A consultant report submitted by Ryanair to the regulator in support of the price cut said operating costs at DAA are too high and that there was "a track record of Dublin Airport failing in the past to behave as if it were in a competitive situation and it is still failing to do so".
But, according to Philips, operating cost per passenger at Dublin in 2018 was less than at similarly sized airports such as Gatwick, Vienna and Manchester. Operating costs have fallen 12pc per passenger since 2012, he said.
He added that the regulator's draft determination was based on "flawed logic" when it came to a suggestion that DAA's operating costs could be slashed to allow for the fall in prices.
"It has to be evidence-based if you're going to take a couple of hundred people out of your business," he said. "If you're going to say our operating costs are too high then where is the evidence when you compare us to other airports? And yet CAR has not done that. And if you are not going to talk about comparatives to other airports, fine. Bring in the industrial engineers, bring in the stopwatches; let's get the clipboards out, and let's measure how long it takes to clean a metre-squared of flooring, how long it takes to clean a toilet, how quickly it takes to process somebody in security, etc. They haven't done that either. So either benchmark us or get the stopwatches in.

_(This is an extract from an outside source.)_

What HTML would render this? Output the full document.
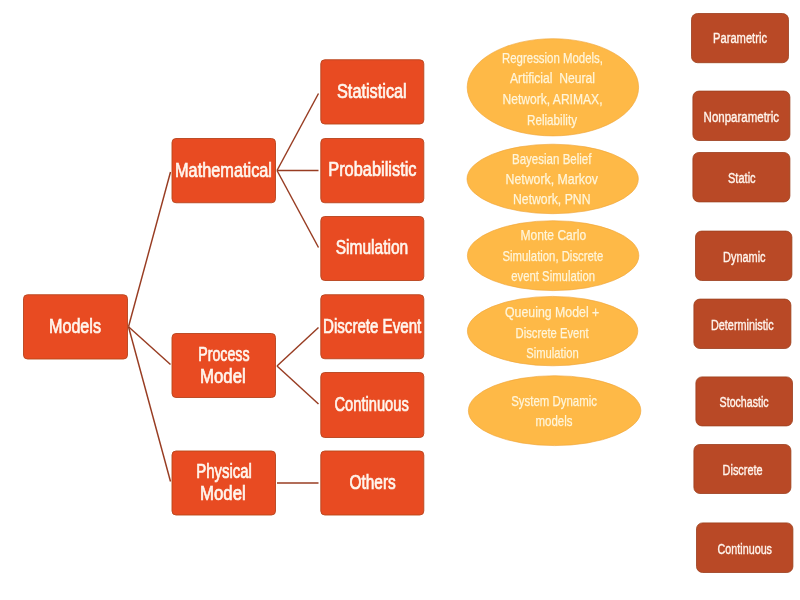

But you can't just choose an arbitrary number and say you are not efficient."
Airlines have argued that lowering the passenger charges at the airport will allow them to grow their businesses, but Philips said that the proposed €2 reduction would not be passed on by the carriers to their customers.

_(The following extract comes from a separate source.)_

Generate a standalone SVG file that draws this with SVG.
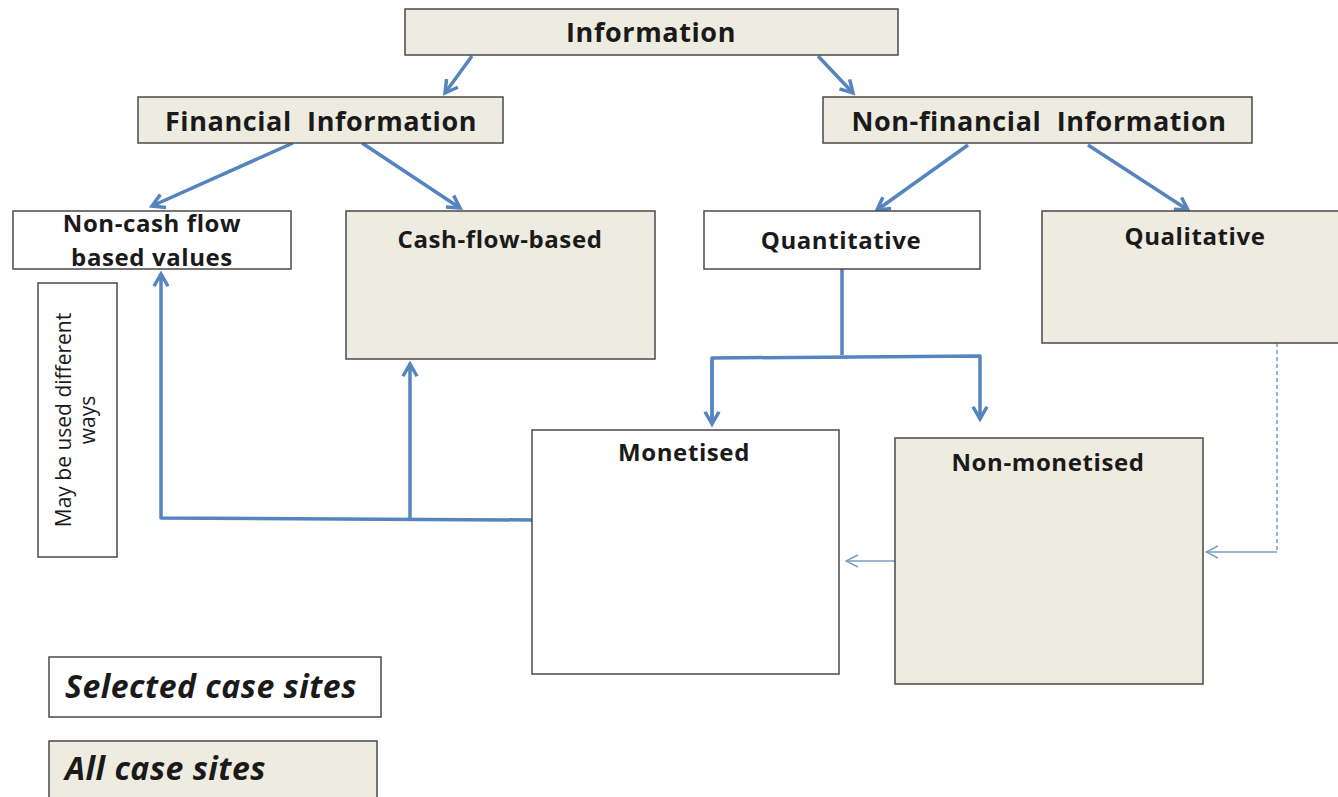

"The airlines are a stakeholder group that are on a quarterly reporting cycle, and we are not. So when the prices drop for airport charges, they [the airlines] get the benefit of it immediately. So Aer Lingus or Ryanair or Lufthansa, or whoever, gets €2 immediately.
"Based on our passenger numbers of 32 million, you're talking about a more than €70m direct wealth transfer each year to largely foreign-owned airlines who are making enormous returns."

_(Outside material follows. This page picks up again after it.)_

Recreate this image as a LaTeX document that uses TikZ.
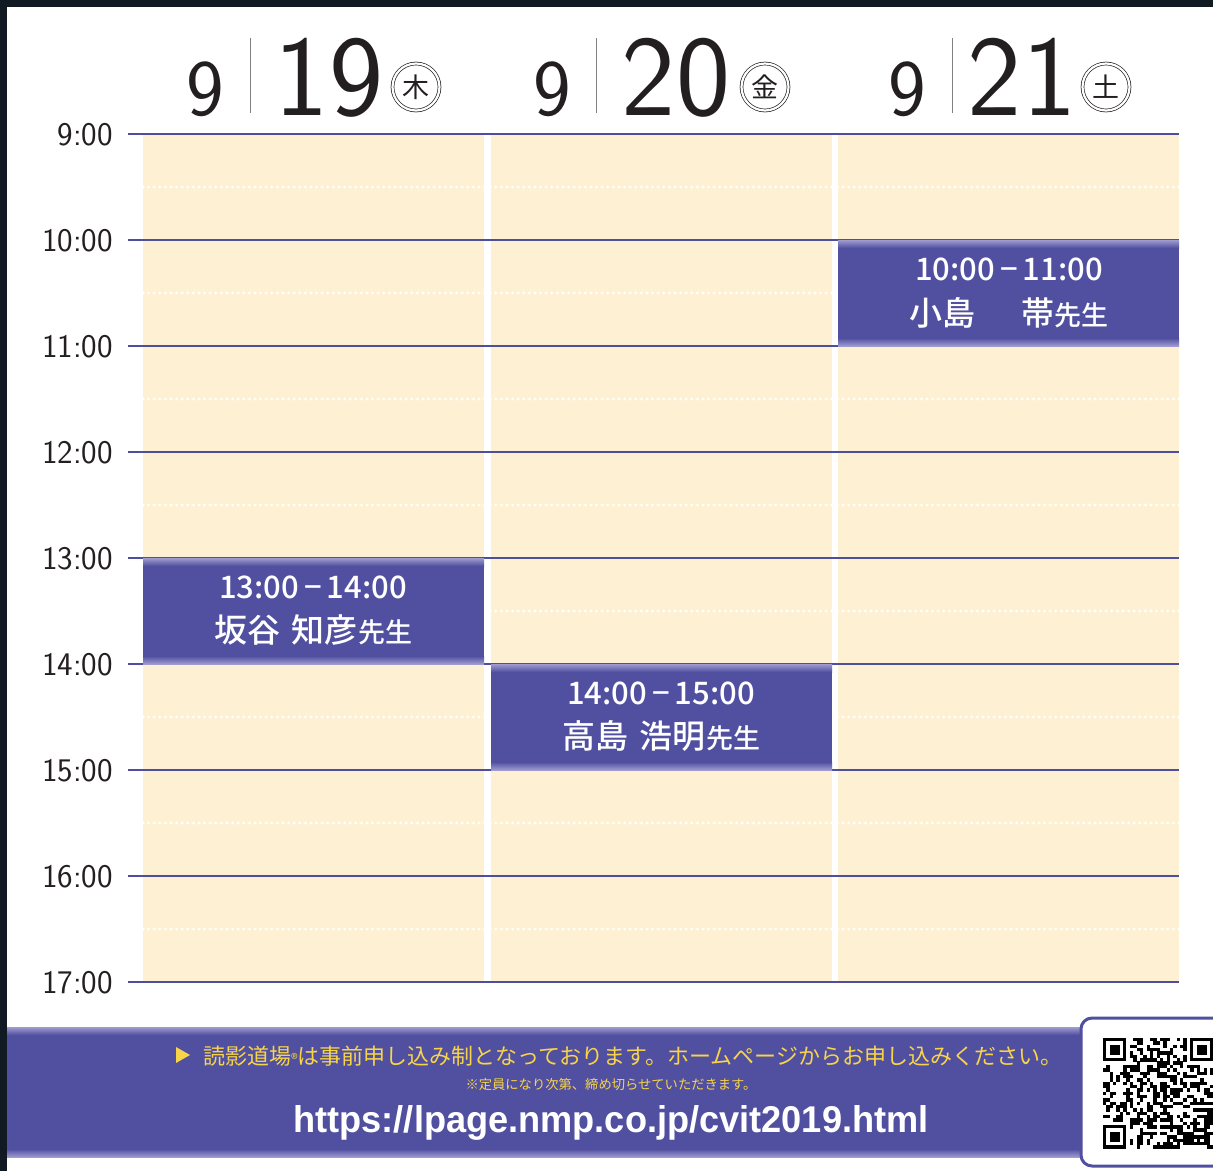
\documentclass[tikz,border=0pt]{standalone}
\usepackage{fontspec}
\usepackage{graphicx}
\newfontfamily\jpfont[BoldFont={Noto Sans CJK JP Medium}]{Noto Sans CJK JP}
\newfontfamily\urlfont{Liberation Sans}
\definecolor{evblue}{RGB}{81,80,160}
\definecolor{evlight}{RGB}{160,155,208}
\definecolor{hourblue}{RGB}{78,78,158}
\definecolor{cream}{RGB}{254,240,211}
\definecolor{framedark}{RGB}{17,26,34}
\definecolor{noteyellow}{RGB}{247,212,72}
\definecolor{inkgray}{RGB}{35,31,32}

\begin{document}
\begin{tikzpicture}[x=1pt, y=-1pt,
    hourline/.style={draw=hourblue, line width=1.3pt},
    halfdots/.style={draw=white, line width=3.2pt, line cap=round, dash pattern=on 0pt off 5.6pt},
    timelabel/.style={anchor=base east, inner sep=0pt, text=inkgray, font=\sffamily\fontsize{33}{33}\selectfont},
    daysmall/.style={anchor=base, inner sep=0pt, text=inkgray, font=\sffamily\fontsize{80}{80}\selectfont},
    daybig/.style={anchor=base, inner sep=0pt, text=inkgray, font=\sffamily\fontsize{115}{115}\selectfont},
    weekday/.style={circle, draw=inkgray, double, double distance=2.2pt, line width=0.7pt, minimum size=47pt, inner sep=0pt, text=inkgray, font=\jpfont\fontsize{27}{27}\selectfont},
    sepline/.style={draw=gray, line width=1pt},
    evtime/.style={anchor=base, inner sep=0pt, text=white, font=\jpfont\bfseries\fontsize{31}{31}\selectfont},
    evname/.style={anchor=base, inner sep=0pt, text=white, font=\jpfont\bfseries\fontsize{33}{33}\selectfont},
    note/.style={anchor=base west, inner sep=0pt, text=noteyellow, font=\jpfont\fontsize{22}{22}\selectfont},
    notesmall/.style={anchor=base, inner sep=0pt, text=noteyellow, font=\jpfont\fontsize{13.3}{13.3}\selectfont},
    urltext/.style={anchor=base, inner sep=0pt, text=white, font=\urlfont\bfseries}]
    \clip (0,0) rectangle (1213,1171);
    \fill[white] (0,0) rectangle (1213,1171);

    % day columns
    \foreach \x in {143,491,838} {
        \fill[cream] (\x,135) rectangle ++(341,846);
    }
    \foreach \i in {0,...,7} {
        \draw[halfdots] (143,{187+106*\i}) -- (1179,{187+106*\i});
    }
    \foreach \h [count=\i from 0] in {9,...,17} {
        \draw[hourline] (128,{134+106*\i}) -- (1179,{134+106*\i});
        \node[timelabel] (t\h) at (113,{145+106*\i}) {\h:00};
    }

    % header
    \node[daysmall] (m19) at (205,115) {9};
    \draw[sepline] (250,38) -- (250,113);
    \node[daybig] (d19) at (329,115) {19};
    \node[weekday] (w19) at (416,87) {木};

    \node[daysmall] (m20) at (552,115) {9};
    \draw[sepline] (596,38) -- (596,113);
    \node[daybig] (d20) at (676,115) {20};
    \node[weekday] (w20) at (765,87) {金};

    \node[daysmall] (m21) at (907,115) {9};
    \draw[sepline] (952,38) -- (952,113);
    \node[daybig] (d21) at (1022,115) {21};
    \node[weekday] (w21) at (1106,87) {土};

    % sessions
    \foreach \x/\y in {838/240, 143/558, 491/664} {
        \fill[evblue] (\x,\y) rectangle ++(341,106);
        \shade[top color=evlight, bottom color=evblue] (\x,\y) rectangle ++(341,8);
        \shade[top color=evblue, bottom color=evlight] (\x,{\y+98}) rectangle ++(341,8);
    }
    \node[evtime] (s1time) at (1009,280) {10:00\hspace{5pt}−\hspace{5pt}11:00};
    \node[evname] (s1name) at (1009,325) {小島\hspace{46pt}帯{\fontsize{27}{27}\selectfont 先生}};
    \node[evtime] (s2time) at (313,598) {13:00\hspace{5pt}−\hspace{5pt}14:00};
    \node[evname] (s2name) at (313,642) {坂谷\hspace{12pt}知彦{\fontsize{27}{27}\selectfont 先生}};
    \node[evtime] (s3time) at (661,704) {14:00\hspace{5pt}−\hspace{5pt}15:00};
    \node[evname] (s3name) at (661,748) {高島\hspace{12pt}浩明{\fontsize{27}{27}\selectfont 先生}};

    % banner
    \fill[evblue] (0,1027) rectangle (1100,1157);
    \shade[top color=evlight, bottom color=evblue] (0,1027) rectangle (1100,1035);
    \shade[top color=evblue, bottom color=evlight] (0,1149) rectangle (1100,1157);
    \fill[noteyellow] (176,1047) -- (190,1055) -- (176,1063) -- cycle;
    \node[note] (reg) at (203,1064) {読影道場{\fontsize{14}{14}\selectfont ®}は事前申し込み制となっております。ホームページからお申し込みください。};
    \node[notesmall] (cap) at (611,1089) {※定員になり次第、締め切らせていただきます。};
    \node[urltext] (url) at (611,1132) {\resizebox{635pt}{27pt}{https://lpage.nmp.co.jp/cvit2019.html}};

    % qr code
    \draw[draw=evblue, line width=3pt, fill=white, rounded corners=11pt] (1081,1018) rectangle (1230,1166);
    \pgfmathsetseed{2019}
    \foreach \i in {0,...,32} {
        \foreach \j in {0,...,32} {
            \pgfmathtruncatemacro{\infind}{((\i<8)&&(\j<8))||((\i>24)&&(\j<8))||((\i<8)&&(\j>24))}
            \pgfmathtruncatemacro{\bit}{rnd<0.5}
            \ifnum\infind=0 \ifnum\bit=1
                \fill[black] ({1103+3.35*\i},{1038+3.35*\j}) rectangle ++(3.4,3.4);
            \fi\fi
        }
    }
    \foreach \fx/\fy in {0/0, 26/0, 0/26} {
        \fill[black] ({1103+3.35*\fx},{1038+3.35*\fy}) rectangle ++(23.45,23.45);
        \fill[white] ({1106.35+3.35*\fx},{1041.35+3.35*\fy}) rectangle ++(16.75,16.75);
        \fill[black] ({1109.7+3.35*\fx},{1044.7+3.35*\fy}) rectangle ++(10.05,10.05);
    }

    % frame
    \fill[framedark] (0,0) rectangle (1213,7);
    \fill[framedark] (0,0) rectangle (7,1171);
\end{tikzpicture}
\end{document}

DAA is planning to invest about €2bn in infrastructure over the five-year period covered by the regulator's passenger charge determination.
But the proposed cut would mean that somewhere between €500m and €1bn of that investment plan would have to be scrapped, he said. Without this investment, Philips is adamant that the airport will not be able to fulfil its goal of expansion to 40 million passengers - from its current level of 32 million - and that growth could stagnate.
"The great irony of all of this is that we sat down with the airlines and said we wanted to do all of this, costing €2bn. They were broadly supportive. We need the capacity, and everybody recognises we need the capacity," he said.
A cut at Dublin would also put regional airports, including DAA-owned Cork Airport, in "a really difficult situation" as they struggle to compete with Dublin.
"A €7.50 charge per passenger in the world I come from, which is retail, is like selling milk below cost. What happens is the regional airports will have to price under us or they will be out of kilter. At that point, I think they're in real trouble."
Asked if DAA would look to sell Cork Airport in that scenario, Philips said: "I think the whole regional airport model, not just Cork, is under huge pressure at that price. Cork would lose €8m to €10m a year. For Cork, that's a disaster."
He continued: "As CEO of the group, my challenge at the moment is to alert people to the pending danger of turning a virtuous circle of investing in infrastructure, bringing in new airlines, continuing to generate growth here in Dublin and in Cork, which is the fastest growing airport in the State, to a vicious cycle. What we do with Cork losing €8m to €10m... it's a nightmare scenario."